River Ridge Institute now has Memoranda of Understanding with the Geography Department at California State University, Long Beach, the UC Merced Natural Reserve System, and the tribal Native Star Foundation.

The ranch currently functions as a biological field station and also hosts public programs.'

== Site description ==
The site is located along the North Fork of the Tule River in oak lands in Springville, Tulare County, California. The site also includes a fully enclosed watershed and several seasonal streams in addition to the North Fork of the Tule River. Oak woodlands have “higher levels of biodiversity than virtually any other terrestrial ecosystem in California". “More than one million acres of California's oak woodlands are developed and approximately 750,000 are at risk of development before 2040.” These landscapes play an important role in biodiversity, carbon storage, and water resources. It consists of chaparral, riparian, oak woodland and pasture habitats across its 722 acres. The field-station description for River Ridge identifies about 8 hectares of riparian corridor, 50 hectares of old-field experimental area, and 240 hectares of blue oak woodland and chaparral, and notes that the site borders Giant Sequoia National Monument.

== Ethnography ==
The Central California Foothills are historically associated with Yokuts peoples, an Indigenous group made up of more than forty tribes. The site, located on the Middle and North Forks of the Tule River, was originally inhabited by the Yaudanchi Yokuts. River Ridge has a documented partnership with Native Star Foundation, which aims to empower Native American youth through cultural, mentorship, and development practices.

== Importance ==
River Ridge has been used by the Native Star Foundation for cultural programming and youth activities involving members of the Tule River and other tribes. The ranch is also used for environmental education, restoration activities, university field courses, and community programs, and is protected by a conservation easement under Sequoia Riverlands Trust. The conservation easement permanently restricts development and preserves habitat, open space, and working-land uses such as education, recreation, and ranching.
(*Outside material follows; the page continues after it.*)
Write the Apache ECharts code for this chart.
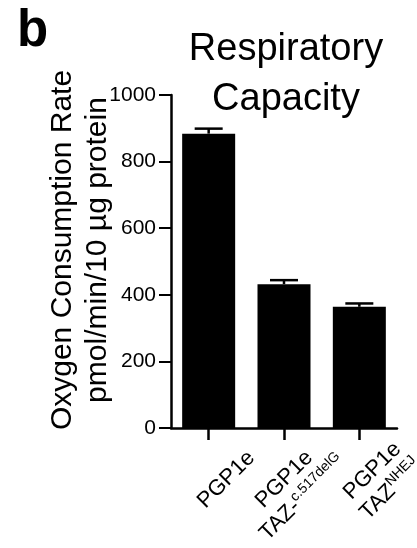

== Environmental research ==
River Ridge Institute serves as a field site for ecological research in the Southern Sierra Nevada foothills, an at-risk ecosystem in California. California State University, Long Beach’s NSF Research Experiences for Undergraduates program uses River Ridge Ranch as a field site for training in conservation science and geospatial technologies. The CSULB REU program includes a five-week intensive study at the ranch and concludes with formal presentations of research findings. California State University, Long Beach undergraduate students, masters' students, and NSF REU (National Science Foundation Research Experience for Undergrads) students use River Ridge Institute to conduct environmental studies. In 2022, student projects presented at River Ridge included studies of soil carbon, bird biodiversity monitoring, and drone-based analysis of tree biomass. River Ridge has also hosted Trout in the Classroom activities and public restoration field trips. River Ridge is used as a field site for research on California oak woodlands and working-land management. A 2024 master’s thesis based on UAV imagery collected at River Ridge Ranch from 2018 to 2022 found that west-facing slopes showed the greatest oak mortality after adjusting for tree density and concluded that tree density influenced mortality more than topography.